(WRITTEN REQUEST): Make an exact copy of the lines, leaving the pictures out.

⟨

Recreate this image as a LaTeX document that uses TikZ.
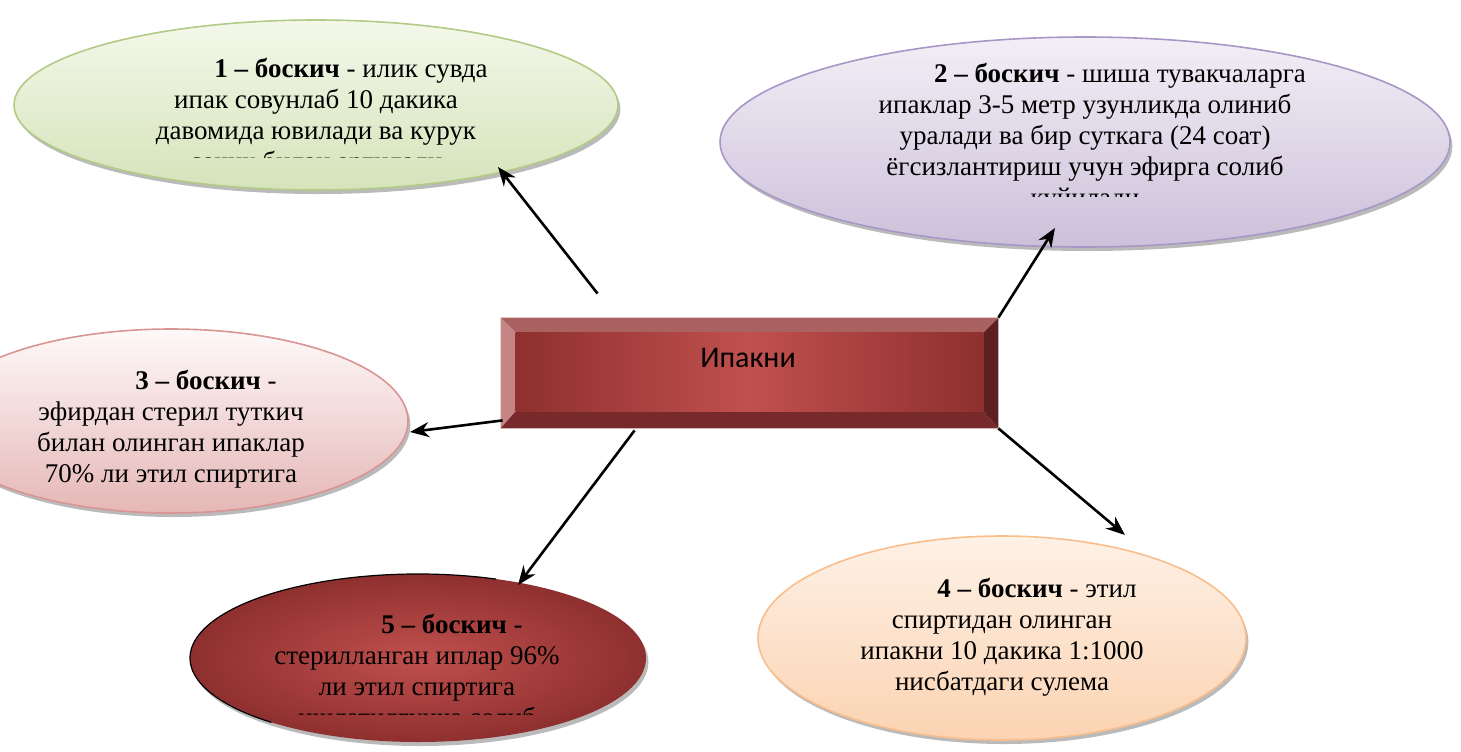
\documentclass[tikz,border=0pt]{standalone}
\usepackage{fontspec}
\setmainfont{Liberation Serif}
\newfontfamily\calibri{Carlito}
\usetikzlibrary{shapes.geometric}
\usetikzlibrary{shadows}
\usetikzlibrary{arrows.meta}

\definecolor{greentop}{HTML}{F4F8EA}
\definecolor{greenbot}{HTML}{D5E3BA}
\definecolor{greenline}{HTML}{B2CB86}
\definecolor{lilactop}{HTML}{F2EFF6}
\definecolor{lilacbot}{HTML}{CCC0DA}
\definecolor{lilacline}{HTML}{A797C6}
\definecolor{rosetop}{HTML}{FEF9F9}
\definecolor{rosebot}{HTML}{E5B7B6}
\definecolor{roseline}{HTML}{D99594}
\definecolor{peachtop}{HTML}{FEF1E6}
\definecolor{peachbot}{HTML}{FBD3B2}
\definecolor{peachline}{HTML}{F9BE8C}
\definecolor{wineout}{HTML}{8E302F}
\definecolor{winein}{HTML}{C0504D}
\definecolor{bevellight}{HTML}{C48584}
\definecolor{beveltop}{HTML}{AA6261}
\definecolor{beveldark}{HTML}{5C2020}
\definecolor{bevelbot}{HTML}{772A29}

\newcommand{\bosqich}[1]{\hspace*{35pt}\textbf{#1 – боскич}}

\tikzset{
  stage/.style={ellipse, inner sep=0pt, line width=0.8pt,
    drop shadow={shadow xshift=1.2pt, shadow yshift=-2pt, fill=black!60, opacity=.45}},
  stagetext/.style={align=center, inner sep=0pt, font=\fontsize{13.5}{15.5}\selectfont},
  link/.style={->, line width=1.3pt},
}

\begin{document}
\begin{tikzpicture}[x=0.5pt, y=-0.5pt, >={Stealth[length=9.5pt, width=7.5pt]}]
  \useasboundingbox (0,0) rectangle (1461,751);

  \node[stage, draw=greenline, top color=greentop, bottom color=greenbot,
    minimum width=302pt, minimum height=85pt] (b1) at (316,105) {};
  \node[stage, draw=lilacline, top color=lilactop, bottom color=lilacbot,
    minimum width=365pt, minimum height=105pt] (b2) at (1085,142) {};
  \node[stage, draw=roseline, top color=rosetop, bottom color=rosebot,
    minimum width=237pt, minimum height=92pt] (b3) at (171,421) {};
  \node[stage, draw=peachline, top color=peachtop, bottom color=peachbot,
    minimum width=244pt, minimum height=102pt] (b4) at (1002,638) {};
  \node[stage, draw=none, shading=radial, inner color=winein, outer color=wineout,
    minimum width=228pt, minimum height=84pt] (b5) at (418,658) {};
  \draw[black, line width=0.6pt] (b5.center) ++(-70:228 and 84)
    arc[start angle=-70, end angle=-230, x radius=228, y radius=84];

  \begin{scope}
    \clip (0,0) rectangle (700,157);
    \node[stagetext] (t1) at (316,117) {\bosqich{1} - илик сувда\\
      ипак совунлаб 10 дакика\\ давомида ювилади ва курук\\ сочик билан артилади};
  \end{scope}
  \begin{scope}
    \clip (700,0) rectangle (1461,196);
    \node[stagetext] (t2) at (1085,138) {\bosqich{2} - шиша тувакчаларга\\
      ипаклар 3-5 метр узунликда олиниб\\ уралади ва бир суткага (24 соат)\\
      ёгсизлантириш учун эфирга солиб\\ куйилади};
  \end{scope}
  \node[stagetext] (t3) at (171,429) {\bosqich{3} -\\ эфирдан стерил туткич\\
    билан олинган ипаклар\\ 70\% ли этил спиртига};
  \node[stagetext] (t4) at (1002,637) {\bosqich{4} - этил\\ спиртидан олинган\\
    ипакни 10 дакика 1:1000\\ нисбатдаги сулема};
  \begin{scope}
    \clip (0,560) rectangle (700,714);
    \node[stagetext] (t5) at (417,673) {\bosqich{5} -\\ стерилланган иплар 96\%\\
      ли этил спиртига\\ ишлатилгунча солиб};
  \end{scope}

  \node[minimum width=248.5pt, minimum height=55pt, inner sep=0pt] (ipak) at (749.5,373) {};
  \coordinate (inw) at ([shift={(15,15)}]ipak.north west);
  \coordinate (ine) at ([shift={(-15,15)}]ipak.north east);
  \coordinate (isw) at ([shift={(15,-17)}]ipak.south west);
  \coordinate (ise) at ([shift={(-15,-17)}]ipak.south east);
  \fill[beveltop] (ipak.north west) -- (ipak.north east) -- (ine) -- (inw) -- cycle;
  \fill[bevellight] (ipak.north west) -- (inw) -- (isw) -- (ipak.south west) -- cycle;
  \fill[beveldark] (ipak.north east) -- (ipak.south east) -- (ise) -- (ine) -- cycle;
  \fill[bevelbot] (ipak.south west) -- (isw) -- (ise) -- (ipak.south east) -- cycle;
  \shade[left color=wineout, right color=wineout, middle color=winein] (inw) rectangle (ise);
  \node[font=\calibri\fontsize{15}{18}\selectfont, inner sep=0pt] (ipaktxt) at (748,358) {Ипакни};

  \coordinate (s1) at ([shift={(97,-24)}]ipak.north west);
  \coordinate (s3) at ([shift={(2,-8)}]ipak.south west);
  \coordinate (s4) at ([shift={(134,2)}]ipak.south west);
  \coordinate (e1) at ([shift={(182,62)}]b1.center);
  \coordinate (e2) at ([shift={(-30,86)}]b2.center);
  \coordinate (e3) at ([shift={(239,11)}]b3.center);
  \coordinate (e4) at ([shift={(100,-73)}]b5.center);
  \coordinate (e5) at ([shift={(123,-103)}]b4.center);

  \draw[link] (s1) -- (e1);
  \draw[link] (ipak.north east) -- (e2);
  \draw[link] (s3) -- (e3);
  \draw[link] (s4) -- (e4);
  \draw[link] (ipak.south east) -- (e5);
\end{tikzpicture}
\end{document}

⟩

(SOLUTION FOR THIS TASK):
Recreate this image as a LaTeX document that uses TikZ.
\documentclass[tikz,border=0pt]{standalone}
\usepackage{fontspec}
\setmainfont{Liberation Serif}
\newfontfamily\calibri{Carlito}
\usetikzlibrary{shapes.geometric}
\usetikzlibrary{shadows}
\usetikzlibrary{arrows.meta}

\definecolor{greentop}{HTML}{F4F8EA}
\definecolor{greenbot}{HTML}{D5E3BA}
\definecolor{greenline}{HTML}{B2CB86}
\definecolor{lilactop}{HTML}{F2EFF6}
\definecolor{lilacbot}{HTML}{CCC0DA}
\definecolor{lilacline}{HTML}{A797C6}
\definecolor{rosetop}{HTML}{FEF9F9}
\definecolor{rosebot}{HTML}{E5B7B6}
\definecolor{roseline}{HTML}{D99594}
\definecolor{peachtop}{HTML}{FEF1E6}
\definecolor{peachbot}{HTML}{FBD3B2}
\definecolor{peachline}{HTML}{F9BE8C}
\definecolor{wineout}{HTML}{8E302F}
\definecolor{winein}{HTML}{C0504D}
\definecolor{bevellight}{HTML}{C48584}
\definecolor{beveltop}{HTML}{AA6261}
\definecolor{beveldark}{HTML}{5C2020}
\definecolor{bevelbot}{HTML}{772A29}

\newcommand{\bosqich}[1]{\hspace*{35pt}\textbf{#1 – боскич}}

\tikzset{
  stage/.style={ellipse, inner sep=0pt, line width=0.8pt,
    drop shadow={shadow xshift=1.2pt, shadow yshift=-2pt, fill=black!60, opacity=.45}},
  stagetext/.style={align=center, inner sep=0pt, font=\fontsize{13.5}{15.5}\selectfont},
  link/.style={->, line width=1.3pt},
}

\begin{document}
\begin{tikzpicture}[x=0.5pt, y=-0.5pt, >={Stealth[length=9.5pt, width=7.5pt]}]
  \useasboundingbox (0,0) rectangle (1461,751);

  \node[stage, draw=greenline, top color=greentop, bottom color=greenbot,
    minimum width=302pt, minimum height=85pt] (b1) at (316,105) {};
  \node[stage, draw=lilacline, top color=lilactop, bottom color=lilacbot,
    minimum width=365pt, minimum height=105pt] (b2) at (1085,142) {};
  \node[stage, draw=roseline, top color=rosetop, bottom color=rosebot,
    minimum width=237pt, minimum height=92pt] (b3) at (171,421) {};
  \node[stage, draw=peachline, top color=peachtop, bottom color=peachbot,
    minimum width=244pt, minimum height=102pt] (b4) at (1002,638) {};
  \node[stage, draw=none, shading=radial, inner color=winein, outer color=wineout,
    minimum width=228pt, minimum height=84pt] (b5) at (418,658) {};
  \draw[black, line width=0.6pt] (b5.center) ++(-70:228 and 84)
    arc[start angle=-70, end angle=-230, x radius=228, y radius=84];

  \begin{scope}
    \clip (0,0) rectangle (700,157);
    \node[stagetext] (t1) at (316,117) {\bosqich{1} - илик сувда\\
      ипак совунлаб 10 дакика\\ давомида ювилади ва курук\\ сочик билан артилади};
  \end{scope}
  \begin{scope}
    \clip (700,0) rectangle (1461,196);
    \node[stagetext] (t2) at (1085,138) {\bosqich{2} - шиша тувакчаларга\\
      ипаклар 3-5 метр узунликда олиниб\\ уралади ва бир суткага (24 соат)\\
      ёгсизлантириш учун эфирга солиб\\ куйилади};
  \end{scope}
  \node[stagetext] (t3) at (171,429) {\bosqich{3} -\\ эфирдан стерил туткич\\
    билан олинган ипаклар\\ 70\% ли этил спиртига};
  \node[stagetext] (t4) at (1002,637) {\bosqich{4} - этил\\ спиртидан олинган\\
    ипакни 10 дакика 1:1000\\ нисбатдаги сулема};
  \begin{scope}
    \clip (0,560) rectangle (700,714);
    \node[stagetext] (t5) at (417,673) {\bosqich{5} -\\ стерилланган иплар 96\%\\
      ли этил спиртига\\ ишлатилгунча солиб};
  \end{scope}

  \node[minimum width=248.5pt, minimum height=55pt, inner sep=0pt] (ipak) at (749.5,373) {};
  \coordinate (inw) at ([shift={(15,15)}]ipak.north west);
  \coordinate (ine) at ([shift={(-15,15)}]ipak.north east);
  \coordinate (isw) at ([shift={(15,-17)}]ipak.south west);
  \coordinate (ise) at ([shift={(-15,-17)}]ipak.south east);
  \fill[beveltop] (ipak.north west) -- (ipak.north east) -- (ine) -- (inw) -- cycle;
  \fill[bevellight] (ipak.north west) -- (inw) -- (isw) -- (ipak.south west) -- cycle;
  \fill[beveldark] (ipak.north east) -- (ipak.south east) -- (ise) -- (ine) -- cycle;
  \fill[bevelbot] (ipak.south west) -- (isw) -- (ise) -- (ipak.south east) -- cycle;
  \shade[left color=wineout, right color=wineout, middle color=winein] (inw) rectangle (ise);
  \node[font=\calibri\fontsize{15}{18}\selectfont, inner sep=0pt] (ipaktxt) at (748,358) {Ипакни};

  \coordinate (s1) at ([shift={(97,-24)}]ipak.north west);
  \coordinate (s3) at ([shift={(2,-8)}]ipak.south west);
  \coordinate (s4) at ([shift={(134,2)}]ipak.south west);
  \coordinate (e1) at ([shift={(182,62)}]b1.center);
  \coordinate (e2) at ([shift={(-30,86)}]b2.center);
  \coordinate (e3) at ([shift={(239,11)}]b3.center);
  \coordinate (e4) at ([shift={(100,-73)}]b5.center);
  \coordinate (e5) at ([shift={(123,-103)}]b4.center);

  \draw[link] (s1) -- (e1);
  \draw[link] (ipak.north east) -- (e2);
  \draw[link] (s3) -- (e3);
  \draw[link] (s4) -- (e4);
  \draw[link] (ipak.south east) -- (e5);
\end{tikzpicture}
\end{document}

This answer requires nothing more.